Fletcher himself put up a doughty fight, scoring an unbeaten 69. He then sealed the match with a magnificent four for 42 in 11 overs of seam bowling.

Davis, the destroyer

The tall West Indian fast bowler, Winston Davis, despatched seven Australian batsmen for 51 runs at Leeds to hand his team a whopping 101-run victory in a group match. It was the best bowling effort in a World Cup for many years until the Australians, Glenn McGrath (7 for 15 against Namibia at Potchefstroom in 2003) and Andy Bichel (7 for 20 against England at Port Elizabeth in 2003), made it a unique three-man seven-wicket club in the quadrennial championship.

A thrilling finish

It was a result that drew much attention.
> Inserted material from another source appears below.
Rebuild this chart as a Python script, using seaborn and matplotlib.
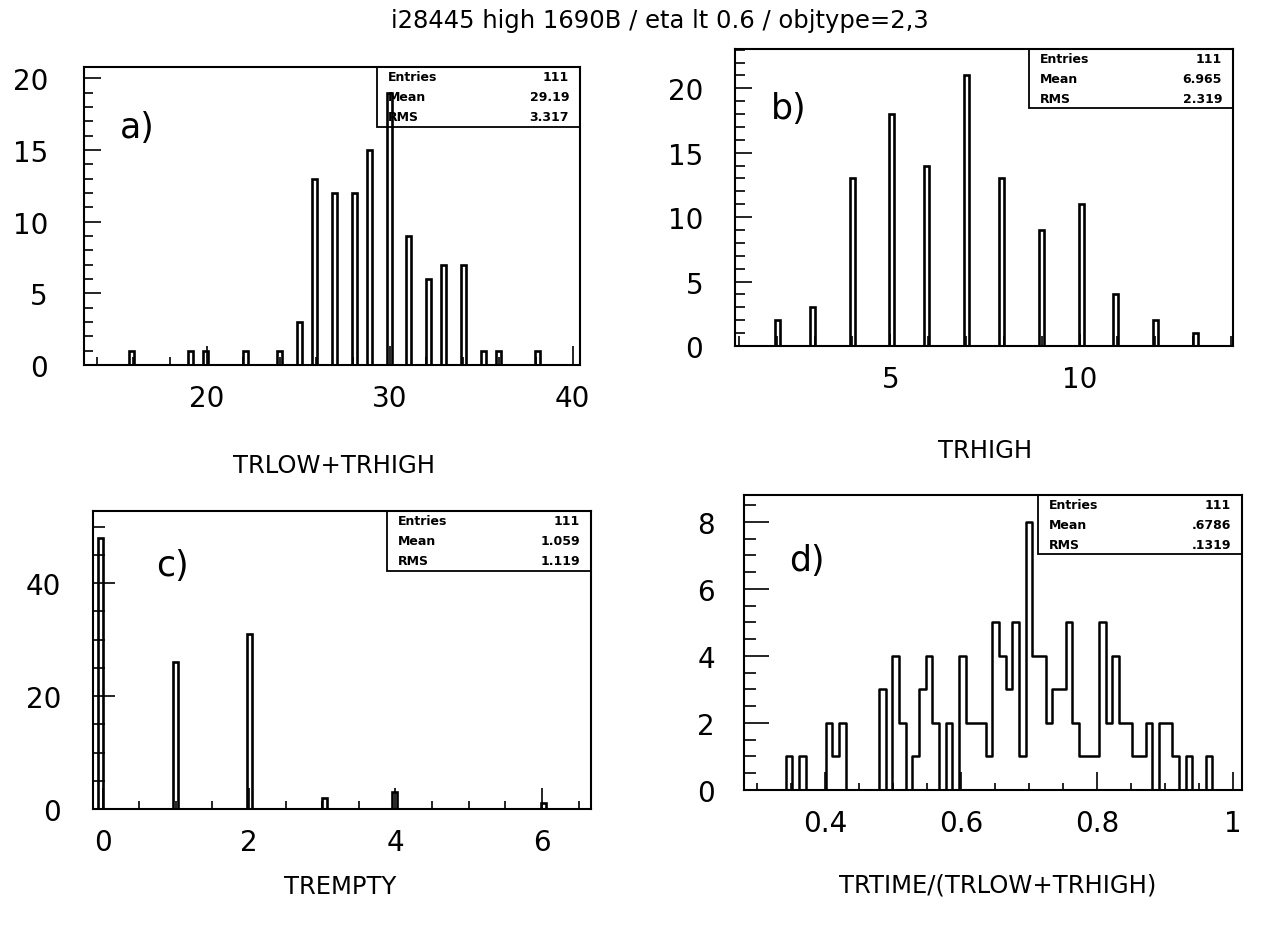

England, cruising at 177 for two with Graeme Fowler and David Gower in command, was stopped in its tracks at Edgbaston by one of the finest exponents of seam and swing bowling, Richard Hadlee (3-32 off 10 overs), and Lance Cairns (3-44 off 11 overs). After restricting England to 234 (55.2 overs), New Zealand (238 for eight) scored a memorable victory with just one ball remaining in the match.

Sweet revenge

After a humiliating 162-run defeat to Australia at Nottingham (June 13), India had a sweet revenge in the return match at Chelmsford. Batting first, India made 247 with Yashpal Sharma (40) the top scorer. India seemed determined to make the semi-finals, as Balwinder Singh Sandhu removed Trevor Chappell, the tormentor in Nottingham, for 2. Then, Roger Binny (4-29 off 8 overs) and Madan Lal (4-20 off 8.2) combined well to cause Australia’s doom. Once Binny sent back Graeme Wood and Graham Yallop, Australia’s chase disintegrated and it crumbled for 158 in under 39 overs.